§ GOAL
Copy the listing verbatim, excluding any images found in it.

§ SOURCE DATA
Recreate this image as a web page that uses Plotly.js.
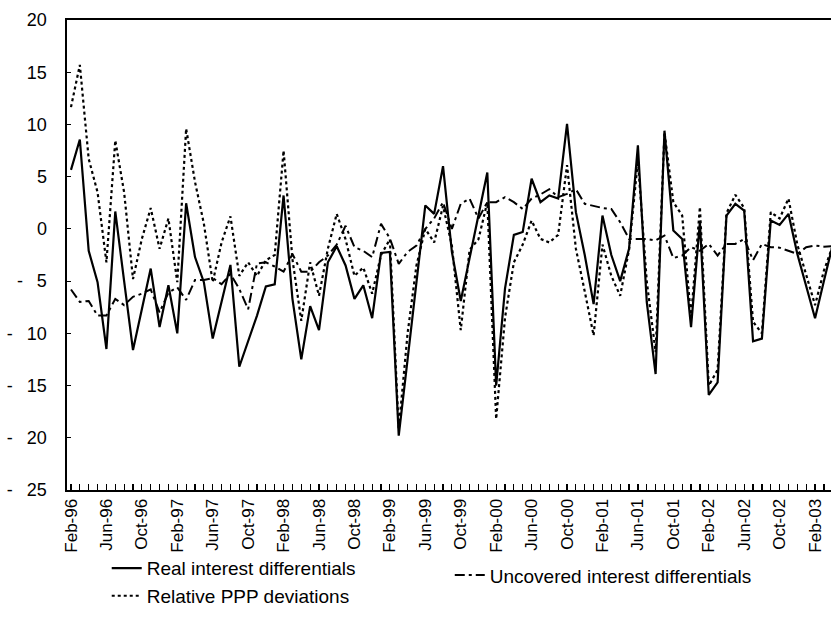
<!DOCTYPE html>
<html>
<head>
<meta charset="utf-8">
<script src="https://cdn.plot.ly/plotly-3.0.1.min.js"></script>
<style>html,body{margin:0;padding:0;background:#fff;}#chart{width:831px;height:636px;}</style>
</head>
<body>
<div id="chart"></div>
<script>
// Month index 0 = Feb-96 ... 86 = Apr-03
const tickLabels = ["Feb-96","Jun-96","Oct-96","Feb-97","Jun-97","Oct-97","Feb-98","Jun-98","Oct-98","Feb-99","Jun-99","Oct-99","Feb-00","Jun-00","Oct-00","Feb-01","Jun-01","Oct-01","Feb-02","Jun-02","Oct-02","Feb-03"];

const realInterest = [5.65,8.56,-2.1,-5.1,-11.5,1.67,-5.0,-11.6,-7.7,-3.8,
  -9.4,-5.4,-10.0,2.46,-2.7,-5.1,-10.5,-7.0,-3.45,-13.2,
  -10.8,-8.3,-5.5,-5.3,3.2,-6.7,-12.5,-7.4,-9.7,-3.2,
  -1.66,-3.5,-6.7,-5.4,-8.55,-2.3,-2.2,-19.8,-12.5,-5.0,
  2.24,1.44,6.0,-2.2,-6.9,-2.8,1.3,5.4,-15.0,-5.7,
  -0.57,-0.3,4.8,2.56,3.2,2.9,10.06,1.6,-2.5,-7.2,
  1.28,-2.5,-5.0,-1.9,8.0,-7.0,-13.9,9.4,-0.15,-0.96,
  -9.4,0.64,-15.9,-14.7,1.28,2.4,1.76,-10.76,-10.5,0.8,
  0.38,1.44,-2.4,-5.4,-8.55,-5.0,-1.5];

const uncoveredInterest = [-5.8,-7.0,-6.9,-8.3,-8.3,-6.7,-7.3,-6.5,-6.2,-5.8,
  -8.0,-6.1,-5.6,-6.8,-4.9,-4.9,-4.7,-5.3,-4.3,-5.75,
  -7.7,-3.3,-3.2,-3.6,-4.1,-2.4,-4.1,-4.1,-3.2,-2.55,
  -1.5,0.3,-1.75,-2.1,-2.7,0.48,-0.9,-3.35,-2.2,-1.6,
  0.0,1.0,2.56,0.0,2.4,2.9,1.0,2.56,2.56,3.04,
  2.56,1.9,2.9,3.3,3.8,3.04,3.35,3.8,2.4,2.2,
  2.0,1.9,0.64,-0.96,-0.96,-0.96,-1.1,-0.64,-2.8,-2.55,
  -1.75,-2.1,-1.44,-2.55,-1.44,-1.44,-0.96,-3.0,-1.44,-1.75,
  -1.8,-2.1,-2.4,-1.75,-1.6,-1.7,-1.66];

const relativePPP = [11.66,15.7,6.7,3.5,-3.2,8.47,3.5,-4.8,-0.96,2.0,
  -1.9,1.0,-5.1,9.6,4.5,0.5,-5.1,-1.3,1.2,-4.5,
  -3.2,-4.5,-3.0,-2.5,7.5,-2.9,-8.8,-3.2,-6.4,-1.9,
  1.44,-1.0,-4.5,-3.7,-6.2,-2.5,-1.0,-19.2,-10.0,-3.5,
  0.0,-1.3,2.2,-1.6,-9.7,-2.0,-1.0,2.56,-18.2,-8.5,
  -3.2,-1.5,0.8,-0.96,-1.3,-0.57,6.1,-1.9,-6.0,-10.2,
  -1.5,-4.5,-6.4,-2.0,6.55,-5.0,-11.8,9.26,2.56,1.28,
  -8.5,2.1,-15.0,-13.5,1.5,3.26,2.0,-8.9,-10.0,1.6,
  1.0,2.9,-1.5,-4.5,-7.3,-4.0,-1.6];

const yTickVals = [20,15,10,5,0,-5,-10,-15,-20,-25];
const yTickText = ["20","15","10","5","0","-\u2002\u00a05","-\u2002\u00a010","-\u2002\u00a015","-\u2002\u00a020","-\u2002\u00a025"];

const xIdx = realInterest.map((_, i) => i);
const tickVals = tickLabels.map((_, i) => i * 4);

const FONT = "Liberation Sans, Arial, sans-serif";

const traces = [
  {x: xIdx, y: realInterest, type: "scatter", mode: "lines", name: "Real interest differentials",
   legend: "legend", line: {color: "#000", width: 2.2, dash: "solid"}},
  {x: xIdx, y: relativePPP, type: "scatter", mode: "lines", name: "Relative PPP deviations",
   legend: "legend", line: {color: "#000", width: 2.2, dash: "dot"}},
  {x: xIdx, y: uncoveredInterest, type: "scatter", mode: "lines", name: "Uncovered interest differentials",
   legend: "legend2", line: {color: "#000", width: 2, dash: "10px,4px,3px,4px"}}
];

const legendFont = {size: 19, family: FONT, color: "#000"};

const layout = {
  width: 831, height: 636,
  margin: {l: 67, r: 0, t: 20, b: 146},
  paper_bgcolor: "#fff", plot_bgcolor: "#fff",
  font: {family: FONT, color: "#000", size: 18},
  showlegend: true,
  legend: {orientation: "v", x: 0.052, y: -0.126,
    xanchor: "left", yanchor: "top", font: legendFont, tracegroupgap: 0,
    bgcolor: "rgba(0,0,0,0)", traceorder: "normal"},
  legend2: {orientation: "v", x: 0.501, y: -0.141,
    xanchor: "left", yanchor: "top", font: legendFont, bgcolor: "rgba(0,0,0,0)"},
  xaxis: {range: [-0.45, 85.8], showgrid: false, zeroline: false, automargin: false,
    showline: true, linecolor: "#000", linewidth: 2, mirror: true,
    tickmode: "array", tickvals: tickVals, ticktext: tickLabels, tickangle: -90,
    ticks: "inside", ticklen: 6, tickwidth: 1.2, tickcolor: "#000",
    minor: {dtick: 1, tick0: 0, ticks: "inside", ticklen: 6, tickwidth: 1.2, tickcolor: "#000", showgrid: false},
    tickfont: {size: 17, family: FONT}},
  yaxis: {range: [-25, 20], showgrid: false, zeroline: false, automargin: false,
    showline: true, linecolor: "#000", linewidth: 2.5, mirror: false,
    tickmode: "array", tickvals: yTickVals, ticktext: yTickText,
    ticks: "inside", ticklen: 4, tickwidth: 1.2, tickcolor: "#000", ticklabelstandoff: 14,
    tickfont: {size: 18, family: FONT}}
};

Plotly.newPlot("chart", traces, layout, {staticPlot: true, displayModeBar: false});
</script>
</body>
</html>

§ SOLUTION
Recreate this image as a web page that uses Plotly.js.
<!DOCTYPE html>
<html>
<head>
<meta charset="utf-8">
<script src="https://cdn.plot.ly/plotly-3.0.1.min.js"></script>
<style>html,body{margin:0;padding:0;background:#fff;}#chart{width:831px;height:636px;}</style>
</head>
<body>
<div id="chart"></div>
<script>
// Month index 0 = Feb-96 ... 86 = Apr-03
const tickLabels = ["Feb-96","Jun-96","Oct-96","Feb-97","Jun-97","Oct-97","Feb-98","Jun-98","Oct-98","Feb-99","Jun-99","Oct-99","Feb-00","Jun-00","Oct-00","Feb-01","Jun-01","Oct-01","Feb-02","Jun-02","Oct-02","Feb-03"];

const realInterest = [5.65,8.56,-2.1,-5.1,-11.5,1.67,-5.0,-11.6,-7.7,-3.8,
  -9.4,-5.4,-10.0,2.46,-2.7,-5.1,-10.5,-7.0,-3.45,-13.2,
  -10.8,-8.3,-5.5,-5.3,3.2,-6.7,-12.5,-7.4,-9.7,-3.2,
  -1.66,-3.5,-6.7,-5.4,-8.55,-2.3,-2.2,-19.8,-12.5,-5.0,
  2.24,1.44,6.0,-2.2,-6.9,-2.8,1.3,5.4,-15.0,-5.7,
  -0.57,-0.3,4.8,2.56,3.2,2.9,10.06,1.6,-2.5,-7.2,
  1.28,-2.5,-5.0,-1.9,8.0,-7.0,-13.9,9.4,-0.15,-0.96,
  -9.4,0.64,-15.9,-14.7,1.28,2.4,1.76,-10.76,-10.5,0.8,
  0.38,1.44,-2.4,-5.4,-8.55,-5.0,-1.5];

const uncoveredInterest = [-5.8,-7.0,-6.9,-8.3,-8.3,-6.7,-7.3,-6.5,-6.2,-5.8,
  -8.0,-6.1,-5.6,-6.8,-4.9,-4.9,-4.7,-5.3,-4.3,-5.75,
  -7.7,-3.3,-3.2,-3.6,-4.1,-2.4,-4.1,-4.1,-3.2,-2.55,
  -1.5,0.3,-1.75,-2.1,-2.7,0.48,-0.9,-3.35,-2.2,-1.6,
  0.0,1.0,2.56,0.0,2.4,2.9,1.0,2.56,2.56,3.04,
  2.56,1.9,2.9,3.3,3.8,3.04,3.35,3.8,2.4,2.2,
  2.0,1.9,0.64,-0.96,-0.96,-0.96,-1.1,-0.64,-2.8,-2.55,
  -1.75,-2.1,-1.44,-2.55,-1.44,-1.44,-0.96,-3.0,-1.44,-1.75,
  -1.8,-2.1,-2.4,-1.75,-1.6,-1.7,-1.66];

const relativePPP = [11.66,15.7,6.7,3.5,-3.2,8.47,3.5,-4.8,-0.96,2.0,
  -1.9,1.0,-5.1,9.6,4.5,0.5,-5.1,-1.3,1.2,-4.5,
  -3.2,-4.5,-3.0,-2.5,7.5,-2.9,-8.8,-3.2,-6.4,-1.9,
  1.44,-1.0,-4.5,-3.7,-6.2,-2.5,-1.0,-19.2,-10.0,-3.5,
  0.0,-1.3,2.2,-1.6,-9.7,-2.0,-1.0,2.56,-18.2,-8.5,
  -3.2,-1.5,0.8,-0.96,-1.3,-0.57,6.1,-1.9,-6.0,-10.2,
  -1.5,-4.5,-6.4,-2.0,6.55,-5.0,-11.8,9.26,2.56,1.28,
  -8.5,2.1,-15.0,-13.5,1.5,3.26,2.0,-8.9,-10.0,1.6,
  1.0,2.9,-1.5,-4.5,-7.3,-4.0,-1.6];

const yTickVals = [20,15,10,5,0,-5,-10,-15,-20,-25];
const yTickText = ["20","15","10","5","0","-\u2002\u00a05","-\u2002\u00a010","-\u2002\u00a015","-\u2002\u00a020","-\u2002\u00a025"];

const xIdx = realInterest.map((_, i) => i);
const tickVals = tickLabels.map((_, i) => i * 4);

const FONT = "Liberation Sans, Arial, sans-serif";

const traces = [
  {x: xIdx, y: realInterest, type: "scatter", mode: "lines", name: "Real interest differentials",
   legend: "legend", line: {color: "#000", width: 2.2, dash: "solid"}},
  {x: xIdx, y: relativePPP, type: "scatter", mode: "lines", name: "Relative PPP deviations",
   legend: "legend", line: {color: "#000", width: 2.2, dash: "dot"}},
  {x: xIdx, y: uncoveredInterest, type: "scatter", mode: "lines", name: "Uncovered interest differentials",
   legend: "legend2", line: {color: "#000", width: 2, dash: "10px,4px,3px,4px"}}
];

const legendFont = {size: 19, family: FONT, color: "#000"};

const layout = {
  width: 831, height: 636,
  margin: {l: 67, r: 0, t: 20, b: 146},
  paper_bgcolor: "#fff", plot_bgcolor: "#fff",
  font: {family: FONT, color: "#000", size: 18},
  showlegend: true,
  legend: {orientation: "v", x: 0.052, y: -0.126,
    xanchor: "left", yanchor: "top", font: legendFont, tracegroupgap: 0,
    bgcolor: "rgba(0,0,0,0)", traceorder: "normal"},
  legend2: {orientation: "v", x: 0.501, y: -0.141,
    xanchor: "left", yanchor: "top", font: legendFont, bgcolor: "rgba(0,0,0,0)"},
  xaxis: {range: [-0.45, 85.8], showgrid: false, zeroline: false, automargin: false,
    showline: true, linecolor: "#000", linewidth: 2, mirror: true,
    tickmode: "array", tickvals: tickVals, ticktext: tickLabels, tickangle: -90,
    ticks: "inside", ticklen: 6, tickwidth: 1.2, tickcolor: "#000",
    minor: {dtick: 1, tick0: 0, ticks: "inside", ticklen: 6, tickwidth: 1.2, tickcolor: "#000", showgrid: false},
    tickfont: {size: 17, family: FONT}},
  yaxis: {range: [-25, 20], showgrid: false, zeroline: false, automargin: false,
    showline: true, linecolor: "#000", linewidth: 2.5, mirror: false,
    tickmode: "array", tickvals: yTickVals, ticktext: yTickText,
    ticks: "inside", ticklen: 4, tickwidth: 1.2, tickcolor: "#000", ticklabelstandoff: 14,
    tickfont: {size: 18, family: FONT}}
};

Plotly.newPlot("chart", traces, layout, {staticPlot: true, displayModeBar: false});
</script>
</body>
</html>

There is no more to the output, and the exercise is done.